Believe you are making a mountain out of a molehill. Having been widowed twice(in the US) and been through this process, here is my thought. As a foreigner we can't own any property here(Philippines) so there should be no probate to even consider, as far as any property in the states you should cover that in a will. When you married you gave half of whatever you have to her and vise-versa. As long as she has a card and access to the account/accounts, she should be able to avail herself to any funds that are there using the card in most any of the local banks. 

Fred


----------



## ajaymathewp (Jun 20, 2016)

*hi*

Its very simple just make a joint account with your wife and make the nominee of other bank accounts if its not possible to make a joint account for all your accounts.

warm regards
Ajay Mathew 
<Snip>


----------



## gairloch (Jun 24, 2011)

1) The balance of a joint US account, with SURVIVOR SHIP to your Spouse, will pass outside of probate. The amount that passes is considered part of your estate. This applies to everyone IFAIK regardless of citizenship as the bank does not really care as they are already a joint holder on the account.
2) Non-resident alien spouse is another can of worms (maybe).


----------



## BGCExpat (Oct 26, 2015)

Some great estate planning news on the horizon if PRRD gets his way on the new tax reform bill slithering its way through both houses. It will lower the estate tax from  up to 20%  to a flat 6%. It will also take the value of the family home out of the overall estate. If you've got cash in the bank or a nice home, this tax reform could save your loved ones a great deal of money...



> *Finally, estate and donor’s tax will be reduced to a flat rate of six percent*, in effect unifying the two taxes to that of the final tax on sale of capital real property. A concern raised is the periodic adjustment in BIR zonal values, which will have the effect of reducing or negating the benefit from the tax rate cut. Another*is the inappropriateness of applying the zonal value to estate properties as such values are based on commercial transactions.
> 
> On the other hand, transfer*mortis causa*(occasioned by death) is of a completely different nature, it being involuntary, by operation of law and without a profit motive. The remedy sought is *the exclusion of the primary home from the gross estate*. This treatment will also be consistent with the special status accorded family homes in the Family Code.

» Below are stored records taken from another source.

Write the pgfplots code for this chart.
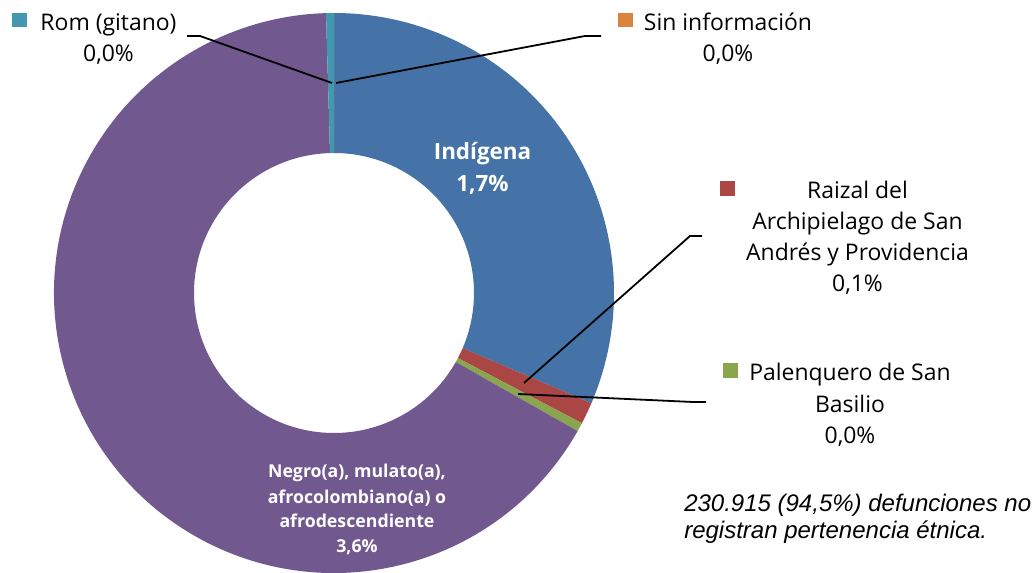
\documentclass[border=0pt]{standalone}
\usepackage{fontspec}
\setmainfont{Open Sans}
\newfontfamily\notefont{Liberation Sans}
\usepackage{pgfplots}
\usepackage{pgfplotstable}
\pgfplotsset{compat=1.18}

\definecolor{cA}{HTML}{4572A7}
\definecolor{cB}{HTML}{AA4643}
\definecolor{cC}{HTML}{89A54E}
\definecolor{cD}{HTML}{71588F}
\definecolor{cE}{HTML}{4198AF}
\definecolor{cF}{HTML}{DB843D}

% share of all deaths (%), in clockwise order from the top
\pgfplotstableread{
label value
Indigena 1.730
Raizal 0.069
Palenquero 0.028
Negro 3.650
Rom 0.025
Sin 0.000
}\datatable

\pgfplotstablegetelem{0}{value}\of\datatable \let\vA\pgfplotsretval
\pgfplotstablegetelem{1}{value}\of\datatable \let\vB\pgfplotsretval
\pgfplotstablegetelem{2}{value}\of\datatable \let\vC\pgfplotsretval
\pgfplotstablegetelem{3}{value}\of\datatable \let\vD\pgfplotsretval
\pgfplotstablegetelem{4}{value}\of\datatable \let\vE\pgfplotsretval
\pgfplotstablegetelem{5}{value}\of\datatable \let\vF\pgfplotsretval
\pgfmathsetmacro\tot{\vA+\vB+\vC+\vD+\vE+\vF}
\pgfmathsetmacro\aA{90}
\pgfmathsetmacro\aB{\aA-360*\vA/\tot}
\pgfmathsetmacro\aC{\aB-360*\vB/\tot}
\pgfmathsetmacro\aD{\aC-360*\vC/\tot}
\pgfmathsetmacro\aE{\aD-360*\vD/\tot}
\pgfmathsetmacro\aF{\aE-360*\vE/\tot}
\pgfmathsetmacro\aG{\aF-360*\vF/\tot}

\newcommand\lbl{\fontsize{17.2pt}{20pt}\selectfont}
\newcommand\lblb{\fontsize{16.8pt}{20pt}\selectfont\bfseries}
\newcommand\lblc{\fontsize{13.3pt}{16pt}\selectfont\bfseries}
\newcommand\notef{\notefont\itshape\fontsize{18pt}{21pt}\selectfont}

\newcommand\sector[3]{%
  \fill[#1] (axis cs:{334+280*cos(#2)},{279+280*sin(#2)})
    arc[start angle=#2,end angle=#3,radius=280]
    -- (axis cs:{334+140*cos(#3)},{279+140*sin(#3)})
    arc[start angle=#3,end angle=#2,radius=140] -- cycle;}

\begin{document}%
\begin{tikzpicture}
\begin{axis}[
  width=777pt, height=429pt, scale only axis,
  xmin=0, xmax=1036, ymin=0, ymax=572,
  hide axis, disabledatascaling, clip=true,
]
\sector{cA}{\aA}{\aB}
\sector{cB}{\aB}{\aC}
\sector{cC}{\aC}{\aD}
\sector{cD}{\aD}{\aE}
\sector{cE}{\aE}{\aF}
\sector{cF}{\aF}{\aG}

% leader lines
\draw[black, line width=1.35pt] (axis cs:187,536) -- (axis cs:200,536) -- (axis cs:332,489);
\draw[black, line width=1.35pt] (axis cs:336,489) -- (axis cs:585,536) -- (axis cs:601,536);
\draw[black, line width=1.35pt] (axis cs:524,189) -- (axis cs:690,336) -- (axis cs:702,336);
\draw[black, line width=1.35pt] (axis cs:518,178) -- (axis cs:693,170) -- (axis cs:706,170);

% legend keys
\fill[cE] (axis cs:12,545) rectangle (axis cs:27,559);
\fill[cF] (axis cs:618,545) rectangle (axis cs:633,559);
\fill[cB] (axis cs:720,376) rectangle (axis cs:735,391);
\fill[cC] (axis cs:723,194) rectangle (axis cs:738,209);

% outside labels
\node[anchor=base, inner sep=0, font=\lbl] at (axis cs:108.5,541) {Rom (gitano)};
\node[anchor=base, inner sep=0, font=\lbl] at (axis cs:108.5,510) {0,0\%};
\node[anchor=base, inner sep=0, font=\lbl] at (axis cs:728,541) {Sin información};
\node[anchor=base, inner sep=0, font=\lbl] at (axis cs:728,510) {0,0\%};
\node[anchor=base, inner sep=0, font=\lbl] at (axis cs:857.5,373) {Raizal del};
\node[anchor=base, inner sep=0, font=\lbl] at (axis cs:857.5,342) {Archipielago de San};
\node[anchor=base, inner sep=0, font=\lbl] at (axis cs:857.5,311) {Andrés y Providencia};
\node[anchor=base, inner sep=0, font=\lbl] at (axis cs:857.5,280) {0,1\%};
\node[anchor=base, inner sep=0, font=\lbl] at (axis cs:850,191) {Palenquero de San};
\node[anchor=base, inner sep=0, font=\lbl] at (axis cs:850,160) {Basilio};
\node[anchor=base, inner sep=0, font=\lbl] at (axis cs:850,129) {0,0\%};

% inside labels
\node[anchor=base, inner sep=0, font=\lblb, text=white] at (axis cs:482.5,412) {Indígena};
\node[anchor=base, inner sep=0, font=\lblb, text=white] at (axis cs:482.5,380) {1,7\%};
\node[anchor=base, inner sep=0, font=\lblc, text=white] at (axis cs:357,95) {Negro(a), mulato(a),};
\node[anchor=base, inner sep=0, font=\lblc, text=white] at (axis cs:357,69) {afrocolombiano(a) o};
\node[anchor=base, inner sep=0, font=\lblc, text=white] at (axis cs:357,45) {afrodescendiente};
\node[anchor=base, inner sep=0, font=\lblc, text=white] at (axis cs:357,20) {3,6\%};

% note
\node[anchor=base west, inner sep=0, font=\notef] at (axis cs:684,61) {230.915 (94,5\%) defunciones no};
\node[anchor=base west, inner sep=0, font=\notef] at (axis cs:684,34) {registran pertenencia étnica.};
\end{axis}
\pgfresetboundingbox
\useasboundingbox (0,0) rectangle (777pt,429pt);
\end{tikzpicture}%
\end{document}
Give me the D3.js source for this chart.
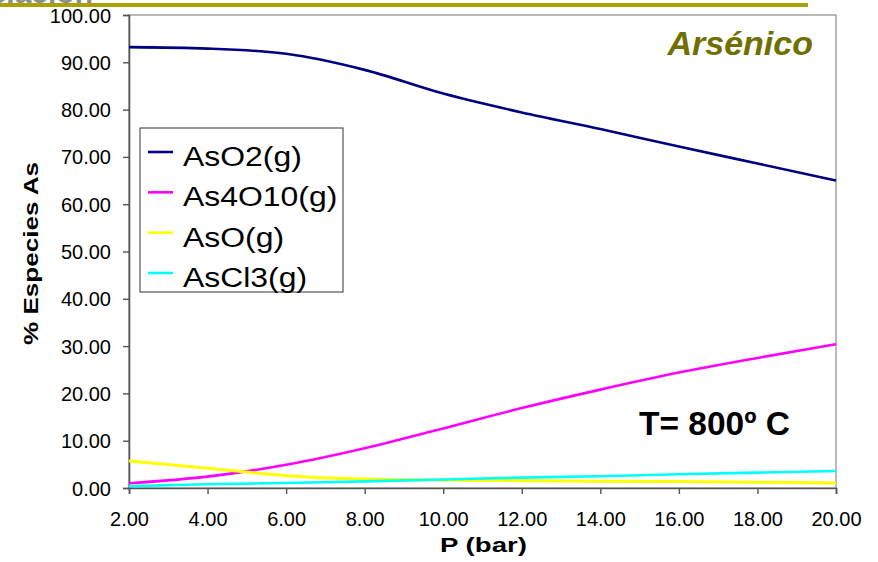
<!DOCTYPE html>
<html>
<head>
<meta charset="utf-8">
<script src="https://cdn.jsdelivr.net/npm/d3@7"></script>
<style>
  html, body { margin: 0; padding: 0; background: #fff; }
  svg { display: block; }
  text { font-family: Arial, "Liberation Sans", sans-serif; }
</style>
</head>
<body>
<svg id="chart" width="878" height="562"></svg>
<script>
// ---- data ----
const pressure = [2, 4, 6, 8, 10, 12, 14, 16, 18, 20];
const seriesNames = ["AsO2(g)", "As4O10(g)", "AsO(g)", "AsCl3(g)"];
const asO2   = [93.2, 92.9, 91.8, 88.4, 83.4, 79.4, 75.9, 72.2, 68.6, 65.0];
const as4O10 = [1.0, 2.4, 4.9, 8.4, 12.6, 16.9, 20.8, 24.4, 27.5, 30.4];
const asO    = [5.7, 4.2, 2.6, 1.9, 1.7, 1.55, 1.45, 1.35, 1.2, 1.05];
const asCl3  = [0.4, 0.8, 1.05, 1.4, 1.8, 2.2, 2.5, 2.9, 3.25, 3.6];
const seriesColors = ["#000080", "#ff00ff", "#ffff00", "#00ffff"];
const xTicks = [2, 4, 6, 8, 10, 12, 14, 16, 18, 20];
const yTicks = [0, 10, 20, 30, 40, 50, 60, 70, 80, 90, 100];

const series = [asO2, as4O10, asO, asCl3].map((vals, i) => ({
  name: seriesNames[i], color: seriesColors[i],
  points: vals.map((v, j) => ({ p: pressure[j], v }))
}));

const svg = d3.select("#chart");
const plot = { left: 129, right: 836, top: 15, bottom: 488 };
const x = d3.scaleLinear().domain([2, 20]).range([plot.left, plot.right]);
const y = d3.scaleLinear().domain([0, 100]).range([plot.bottom, plot.top]);

// header remnants
svg.append("text").attr("x", 93).attr("y", 3).attr("text-anchor", "end")
  .attr("font-size", 30).attr("font-weight", "bold").attr("fill", "#8c8c8c")
  .text("Especiación");
svg.append("rect").attr("x", 0).attr("y", 3).attr("width", 808).attr("height", 4)
  .attr("fill", "#a8a200");

// plot frame
svg.append("rect").attr("x", plot.left).attr("y", plot.top)
  .attr("width", plot.right - plot.left).attr("height", plot.bottom - plot.top)
  .attr("fill", "#fff").attr("stroke", "#8a8a8a").attr("stroke-width", 1.2);

// axes
const yAxis = d3.axisLeft(y).tickValues(yTicks).tickSize(6).tickPadding(12)
  .tickFormat(d3.format(".2f"));
const xAxis = d3.axisBottom(x).tickValues(xTicks).tickSize(6).tickPadding(18)
  .tickFormat(d3.format(".2f"));

const gy = svg.append("g").attr("transform", `translate(${plot.left},0)`).call(yAxis);
const gx = svg.append("g").attr("transform", `translate(0,${plot.bottom})`).call(xAxis);
[gx, gy].forEach(g => {
  g.select(".domain").attr("stroke", "#555").attr("stroke-width", 1.6);
  g.selectAll(".tick line").attr("stroke", "#555").attr("stroke-width", 1.4);
  g.selectAll(".tick text").attr("font-size", 20).attr("fill", "#000")
    .attr("font-family", "Arial, 'Liberation Sans', sans-serif");
});
gy.selectAll(".tick text").attr("dy", "0.35em");

// lines
const line = d3.line().x(d => x(d.p)).y(d => y(d.v)).curve(d3.curveMonotoneX);
svg.append("g").selectAll("path").data(series).join("path")
  .attr("d", d => line(d.points))
  .attr("fill", "none")
  .attr("stroke", d => d.color)
  .attr("stroke-width", d => d.color === "#ffff00" ? 3 : 2.6)
  .attr("stroke-linejoin", "round");

// axis titles
svg.append("text").attr("x", 483.5).attr("y", 552).attr("text-anchor", "middle")
  .attr("font-size", 21).attr("font-weight", "bold")
  .attr("textLength", 87).attr("lengthAdjust", "spacingAndGlyphs")
  .text("P (bar)");
svg.append("text").attr("transform", "translate(38,253.5) rotate(-90)")
  .attr("text-anchor", "middle").attr("font-size", 21).attr("font-weight", "bold")
  .attr("textLength", 183).attr("lengthAdjust", "spacingAndGlyphs")
  .text("% Especies As");

// annotations
svg.append("text").attr("x", 813).attr("y", 55).attr("text-anchor", "end")
  .attr("font-size", 34).attr("font-weight", "bold").attr("font-style", "italic")
  .attr("fill", "#707000").text("Arsénico");
svg.append("text").attr("x", 639).attr("y", 435)
  .attr("font-size", 34).attr("font-weight", "bold").attr("fill", "#000")
  .attr("textLength", 151).attr("lengthAdjust", "spacingAndGlyphs")
  .text("T= 800º C");

// legend
const leg = svg.append("g");
leg.append("rect").attr("x", 140).attr("y", 128).attr("width", 203).attr("height", 164)
  .attr("fill", "#fff").attr("stroke", "#333").attr("stroke-width", 1);
const rowY = d3.scalePoint().domain(seriesNames).range([152, 273]);
const items = leg.selectAll("g.item").data(series).join("g").attr("class", "item")
  .attr("transform", d => `translate(0,${rowY(d.name)})`);
items.append("line").attr("x1", 148).attr("x2", 173).attr("y1", 0).attr("y2", 0)
  .attr("stroke", d => d.color).attr("stroke-width", 2.6);
items.append("text").attr("transform", "translate(183,14) scale(1.14,1)")
  .attr("font-size", 28).attr("fill", "#000").text(d => d.name);
</script>
</body>
</html>
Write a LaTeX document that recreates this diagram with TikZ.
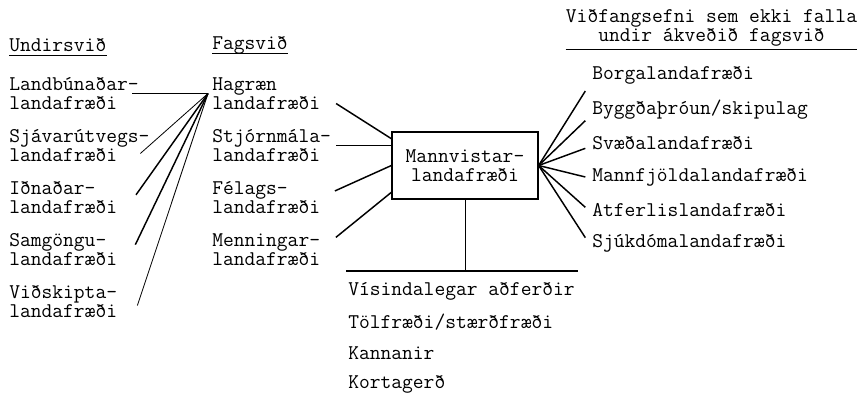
\documentclass[tikz,border=0pt]{standalone}
\usepackage{fontspec}
\newcommand{\typesize}{\ttfamily\fontsize{15.7}{14.25}\selectfont}
\tikzset{
  item/.style={anchor=west, align=left, inner sep=0pt, font=\typesize},
  head/.style={item},
  core/.style={draw, line width=0.9pt, inner sep=0pt, align=center, font=\typesize,
    minimum width=109.5pt, minimum height=50.25pt},
  link/.style={line width=1.1pt},
  thinlink/.style={line width=0.6pt}
}
\begin{document}
\begin{tikzpicture}[x=0.75pt, y=-0.75pt]
  \useasboundingbox (0,0) rectangle (867,402);

  % headers
  \node[head] (und) at (9,45) {Undirsvið};
  \node[head] (fag) at (212,45) {Fagsvið};
  \node[item, anchor=center, align=center] (hdr) at (711.5,28) {Viðfangsefni sem ekki falla\\undir ákveðið fagsvið};
  \draw[thinlink] ([yshift=-3pt]und.base west) -- ([yshift=-3pt]und.base east);
  \draw[thinlink] ([yshift=-3pt]fag.base west) -- ([yshift=-3pt]fag.base east);
  \draw[thinlink] ([yshift=-2pt]hdr.south west) -- ([yshift=-2pt]hdr.south east);

  % undirsvid
  \node[item] (lbu) at (9,93.5) {Landbúnaðar-\\landafræði};
  \node[item] (sja) at (9,145.5) {Sjávarútvegs-\\landafræði};
  \node[item] (idn) at (9,197.5) {Iðnaðar-\\landafræði};
  \node[item] (sam) at (9,250) {Samgöngu-\\landafræði};
  \node[item] (vid) at (9,301.5) {Viðskipta-\\landafræði};

  % fagsvid
  \node[item] (hag) at (212,93.5) {Hagræn\\landafræði};
  \node[item] (stj) at (212,145.5) {Stjórnmála-\\landafræði};
  \node[item] (fel) at (212,197.5) {Félags-\\landafræði};
  \node[item] (men) at (212,250) {Menningar-\\landafræði};

  \node[core] (mann) at (465,165.5) {Mannvistar-\\landafræði};

  % vidfangsefni
  \node[item] (bor) at (592,75) {Borgalandafræði};
  \node[item] (byg) at (592,110) {Byggðaþróun/skipulag};
  \node[item] (sva) at (592,143) {Svæðalandafræði};
  \node[item] (mfj) at (592,177) {Mannfjöldalandafræði};
  \node[item] (atf) at (592,210) {Atferlislandafræði};
  \node[item] (sjk) at (592,243) {Sjúkdómalandafræði};

  % adferdir
  \coordinate (ruleL) at (346,271);
  \coordinate (ruleR) at (578,271);
  \node[item] (vis) at (348,291) {Vísindalegar aðferðir};
  \node[item] (tol) at (348,322) {Tölfræði/stærðfræði};
  \node[item] (kan) at (348,353) {Kannanir};
  \node[item] (kor) at (348,384) {Kortagerð};

  \draw[link] (ruleL) -- (ruleR);
  \draw[thinlink] (mann.south) -- (mann.south |- ruleL);

  \draw[link] ([xshift=-5pt]lbu.east) -- ([xshift=-3pt]hag.west);
  \draw[thinlink] ([xshift=-7pt,yshift=-6pt]sja.east) -- ([xshift=-3pt]hag.west);
  \draw[link] ([xshift=14pt,yshift=2pt]idn.east) -- ([xshift=-3pt]hag.west);
  \draw[link] ([xshift=13.5pt,yshift=4pt]sam.east) -- ([xshift=-3pt]hag.west);
  \draw[thinlink] ([xshift=15pt,yshift=-3pt]vid.east) -- ([xshift=-3pt]hag.west);

  \foreach \from/\to/\gap in {hag/mann.160/14pt,fel/mann.west/12pt,men/mann.200/15pt}
    \draw[link, shorten <=\gap] (\from.east) -- (\to);
  \draw[link, shorten <=4pt] (stj.east) -- (mann.west |- stj.east);

  \foreach \to/\dy in {bor/-12pt,byg/-8pt,sva/-4pt,mfj/0pt,atf/2pt,sjk/4pt}
    \draw[link] (mann.east) -- ([xshift=-5pt,yshift=\dy]\to.west);
\end{tikzpicture}
\end{document}
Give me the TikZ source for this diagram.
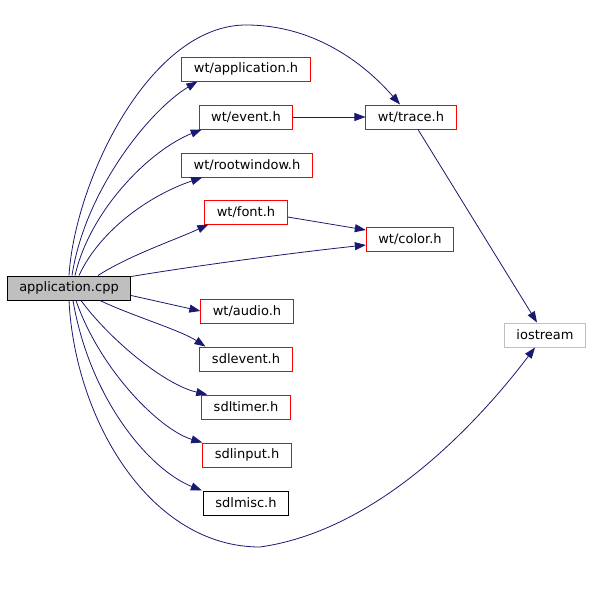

Annotated view of the 2017comprehensive tax reform (Conclusion) | Business, News, The Philippine Star | philstar.com


----------



## gairloch (Jun 24, 2011)

You'll need to research the following, because of your spouse is not a US citizen the inheritance, they are not entitled to the tax free transfer bestowed upon married spouses.
On the other hand, your estate still gets the unified credit, which is substantial and should cover most people. Thus, your alien spouse would not suffer the effects of the estate tax.
The unified credit is about $5.5M. The unified credit is available to everyone AFAIK.


----------



## JakeSaPI (Sep 9, 2014)

Thank you all. I'll do my homework on this.


----------